In previous posts, the importance of a child custody and visitation plan has been discussed. A divorce is difficult not only on the couple that is choosing to separate, but also hard on any children the couple may have. In some custody arrangements, one parent has primary custody and is responsible for the everyday needs of the child.
In those situations, the other parent usually has to pay child support to the primary custodial parent. The average amount of monthly child support is around $250, according to statistics from the U.S. Department of Health and Human Services. But with the economic recession, the amount of child support being paid is decreasing each year.
While an official report is yet to be made for 2010, it is believed that the trend of decreasing payments that was seen in 2009 will likely be true of last year as well. In 2009, the total amount of child support payments dropped from the year before for the first time in over 30 years.
The states are able to collect some payments by garnishing wages or taking money out of unemployment checks. But even with those options, the amount of child support payments is still decreasing.

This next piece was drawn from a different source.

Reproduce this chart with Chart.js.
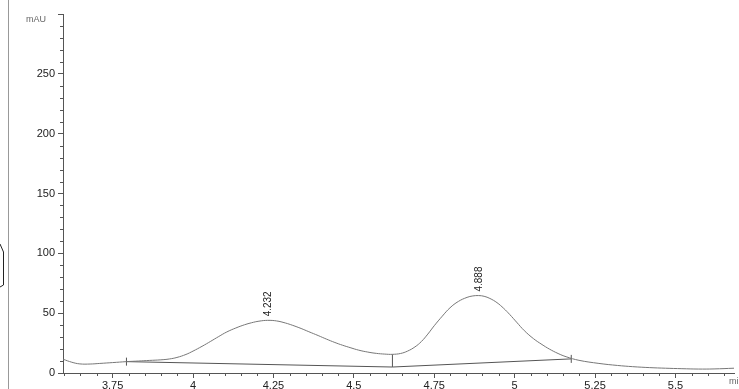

There are a few factors believed to contribute to the decrease in collected payments:
- Rising unemployment rates: parents who find themselves without a job are sometimes unable to make steady support payments.
- Payment reductions: states are discovering that more noncustodial parents can and do get their monthly child support payment reduced.
- Personal bankruptcy: more individuals are filing for bankruptcy.
While some states have allowed for reduced payments due to a job loss, it is still difficult on both parents, including the custodial parent who may also be struggling financially.